---------- MATERIAL ----------

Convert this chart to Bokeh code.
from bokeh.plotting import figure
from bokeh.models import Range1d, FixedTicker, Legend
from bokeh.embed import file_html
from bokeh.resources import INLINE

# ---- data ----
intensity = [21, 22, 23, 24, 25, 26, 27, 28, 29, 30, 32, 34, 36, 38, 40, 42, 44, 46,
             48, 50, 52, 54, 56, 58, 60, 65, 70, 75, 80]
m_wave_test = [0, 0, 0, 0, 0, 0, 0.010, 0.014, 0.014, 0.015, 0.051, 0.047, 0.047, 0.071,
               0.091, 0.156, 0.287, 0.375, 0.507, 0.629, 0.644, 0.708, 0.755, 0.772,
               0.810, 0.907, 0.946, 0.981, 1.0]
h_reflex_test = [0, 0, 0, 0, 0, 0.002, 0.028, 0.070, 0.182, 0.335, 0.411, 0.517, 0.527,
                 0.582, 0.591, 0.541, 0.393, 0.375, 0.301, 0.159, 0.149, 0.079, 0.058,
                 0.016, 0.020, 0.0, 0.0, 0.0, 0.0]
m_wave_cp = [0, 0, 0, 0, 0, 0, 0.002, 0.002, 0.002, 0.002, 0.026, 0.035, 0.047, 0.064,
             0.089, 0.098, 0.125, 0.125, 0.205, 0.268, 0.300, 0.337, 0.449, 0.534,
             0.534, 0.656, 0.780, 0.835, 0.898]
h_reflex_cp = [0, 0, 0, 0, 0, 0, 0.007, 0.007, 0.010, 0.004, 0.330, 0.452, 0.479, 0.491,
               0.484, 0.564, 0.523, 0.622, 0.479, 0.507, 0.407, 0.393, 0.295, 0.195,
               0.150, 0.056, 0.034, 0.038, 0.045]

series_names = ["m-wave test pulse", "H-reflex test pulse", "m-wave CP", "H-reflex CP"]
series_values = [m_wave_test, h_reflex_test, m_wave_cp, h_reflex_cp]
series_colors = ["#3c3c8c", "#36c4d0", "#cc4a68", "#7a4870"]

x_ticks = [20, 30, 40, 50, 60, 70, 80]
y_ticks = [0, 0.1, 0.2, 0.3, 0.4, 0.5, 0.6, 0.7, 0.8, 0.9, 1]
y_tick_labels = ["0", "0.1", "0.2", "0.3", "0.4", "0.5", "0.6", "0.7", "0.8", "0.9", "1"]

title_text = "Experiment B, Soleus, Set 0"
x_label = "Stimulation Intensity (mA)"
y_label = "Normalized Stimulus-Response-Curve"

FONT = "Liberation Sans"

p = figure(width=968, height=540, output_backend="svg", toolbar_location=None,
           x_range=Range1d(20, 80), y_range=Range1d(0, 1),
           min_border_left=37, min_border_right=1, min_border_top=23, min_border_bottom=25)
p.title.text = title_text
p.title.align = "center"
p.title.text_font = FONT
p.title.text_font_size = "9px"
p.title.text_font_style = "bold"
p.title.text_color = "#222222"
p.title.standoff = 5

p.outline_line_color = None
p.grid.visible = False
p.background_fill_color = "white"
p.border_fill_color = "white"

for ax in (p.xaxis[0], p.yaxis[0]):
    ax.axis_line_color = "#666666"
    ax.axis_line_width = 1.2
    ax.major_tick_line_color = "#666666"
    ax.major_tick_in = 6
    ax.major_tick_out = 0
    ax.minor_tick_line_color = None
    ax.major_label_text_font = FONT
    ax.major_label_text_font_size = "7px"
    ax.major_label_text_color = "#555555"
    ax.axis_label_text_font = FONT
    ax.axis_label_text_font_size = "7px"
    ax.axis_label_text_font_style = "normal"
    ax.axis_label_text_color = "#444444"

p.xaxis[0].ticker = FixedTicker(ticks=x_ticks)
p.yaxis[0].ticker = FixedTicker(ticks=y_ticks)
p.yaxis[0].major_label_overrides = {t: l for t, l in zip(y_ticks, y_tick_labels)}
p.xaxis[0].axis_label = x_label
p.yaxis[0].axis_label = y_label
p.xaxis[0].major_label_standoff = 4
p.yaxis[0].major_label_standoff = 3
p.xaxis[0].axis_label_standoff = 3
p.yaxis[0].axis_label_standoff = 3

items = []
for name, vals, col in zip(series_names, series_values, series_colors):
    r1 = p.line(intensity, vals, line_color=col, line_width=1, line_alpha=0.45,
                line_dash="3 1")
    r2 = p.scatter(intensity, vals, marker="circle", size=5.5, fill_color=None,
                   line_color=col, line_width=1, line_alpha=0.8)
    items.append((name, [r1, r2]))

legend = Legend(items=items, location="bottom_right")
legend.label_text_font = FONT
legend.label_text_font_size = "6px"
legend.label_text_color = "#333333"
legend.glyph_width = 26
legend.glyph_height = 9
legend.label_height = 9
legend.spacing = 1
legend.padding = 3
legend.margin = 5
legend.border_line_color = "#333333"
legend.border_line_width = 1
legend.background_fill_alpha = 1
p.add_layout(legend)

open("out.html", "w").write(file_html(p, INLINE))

----------

### YOUR INSTRUCTIONS
Your task is to repeat the data exactly; please include every line.

### SOLUTION TO THIS PROBLEM
Convert this chart to Bokeh code.
from bokeh.plotting import figure
from bokeh.models import Range1d, FixedTicker, Legend
from bokeh.embed import file_html
from bokeh.resources import INLINE

# ---- data ----
intensity = [21, 22, 23, 24, 25, 26, 27, 28, 29, 30, 32, 34, 36, 38, 40, 42, 44, 46,
             48, 50, 52, 54, 56, 58, 60, 65, 70, 75, 80]
m_wave_test = [0, 0, 0, 0, 0, 0, 0.010, 0.014, 0.014, 0.015, 0.051, 0.047, 0.047, 0.071,
               0.091, 0.156, 0.287, 0.375, 0.507, 0.629, 0.644, 0.708, 0.755, 0.772,
               0.810, 0.907, 0.946, 0.981, 1.0]
h_reflex_test = [0, 0, 0, 0, 0, 0.002, 0.028, 0.070, 0.182, 0.335, 0.411, 0.517, 0.527,
                 0.582, 0.591, 0.541, 0.393, 0.375, 0.301, 0.159, 0.149, 0.079, 0.058,
                 0.016, 0.020, 0.0, 0.0, 0.0, 0.0]
m_wave_cp = [0, 0, 0, 0, 0, 0, 0.002, 0.002, 0.002, 0.002, 0.026, 0.035, 0.047, 0.064,
             0.089, 0.098, 0.125, 0.125, 0.205, 0.268, 0.300, 0.337, 0.449, 0.534,
             0.534, 0.656, 0.780, 0.835, 0.898]
h_reflex_cp = [0, 0, 0, 0, 0, 0, 0.007, 0.007, 0.010, 0.004, 0.330, 0.452, 0.479, 0.491,
               0.484, 0.564, 0.523, 0.622, 0.479, 0.507, 0.407, 0.393, 0.295, 0.195,
               0.150, 0.056, 0.034, 0.038, 0.045]

series_names = ["m-wave test pulse", "H-reflex test pulse", "m-wave CP", "H-reflex CP"]
series_values = [m_wave_test, h_reflex_test, m_wave_cp, h_reflex_cp]
series_colors = ["#3c3c8c", "#36c4d0", "#cc4a68", "#7a4870"]

x_ticks = [20, 30, 40, 50, 60, 70, 80]
y_ticks = [0, 0.1, 0.2, 0.3, 0.4, 0.5, 0.6, 0.7, 0.8, 0.9, 1]
y_tick_labels = ["0", "0.1", "0.2", "0.3", "0.4", "0.5", "0.6", "0.7", "0.8", "0.9", "1"]

title_text = "Experiment B, Soleus, Set 0"
x_label = "Stimulation Intensity (mA)"
y_label = "Normalized Stimulus-Response-Curve"

FONT = "Liberation Sans"

p = figure(width=968, height=540, output_backend="svg", toolbar_location=None,
           x_range=Range1d(20, 80), y_range=Range1d(0, 1),
           min_border_left=37, min_border_right=1, min_border_top=23, min_border_bottom=25)
p.title.text = title_text
p.title.align = "center"
p.title.text_font = FONT
p.title.text_font_size = "9px"
p.title.text_font_style = "bold"
p.title.text_color = "#222222"
p.title.standoff = 5

p.outline_line_color = None
p.grid.visible = False
p.background_fill_color = "white"
p.border_fill_color = "white"

for ax in (p.xaxis[0], p.yaxis[0]):
    ax.axis_line_color = "#666666"
    ax.axis_line_width = 1.2
    ax.major_tick_line_color = "#666666"
    ax.major_tick_in = 6
    ax.major_tick_out = 0
    ax.minor_tick_line_color = None
    ax.major_label_text_font = FONT
    ax.major_label_text_font_size = "7px"
    ax.major_label_text_color = "#555555"
    ax.axis_label_text_font = FONT
    ax.axis_label_text_font_size = "7px"
    ax.axis_label_text_font_style = "normal"
    ax.axis_label_text_color = "#444444"

p.xaxis[0].ticker = FixedTicker(ticks=x_ticks)
p.yaxis[0].ticker = FixedTicker(ticks=y_ticks)
p.yaxis[0].major_label_overrides = {t: l for t, l in zip(y_ticks, y_tick_labels)}
p.xaxis[0].axis_label = x_label
p.yaxis[0].axis_label = y_label
p.xaxis[0].major_label_standoff = 4
p.yaxis[0].major_label_standoff = 3
p.xaxis[0].axis_label_standoff = 3
p.yaxis[0].axis_label_standoff = 3

items = []
for name, vals, col in zip(series_names, series_values, series_colors):
    r1 = p.line(intensity, vals, line_color=col, line_width=1, line_alpha=0.45,
                line_dash="3 1")
    r2 = p.scatter(intensity, vals, marker="circle", size=5.5, fill_color=None,
                   line_color=col, line_width=1, line_alpha=0.8)
    items.append((name, [r1, r2]))

legend = Legend(items=items, location="bottom_right")
legend.label_text_font = FONT
legend.label_text_font_size = "6px"
legend.label_text_color = "#333333"
legend.glyph_width = 26
legend.glyph_height = 9
legend.label_height = 9
legend.spacing = 1
legend.padding = 3
legend.margin = 5
legend.border_line_color = "#333333"
legend.border_line_width = 1
legend.background_fill_alpha = 1
p.add_layout(legend)

open("out.html", "w").write(file_html(p, INLINE))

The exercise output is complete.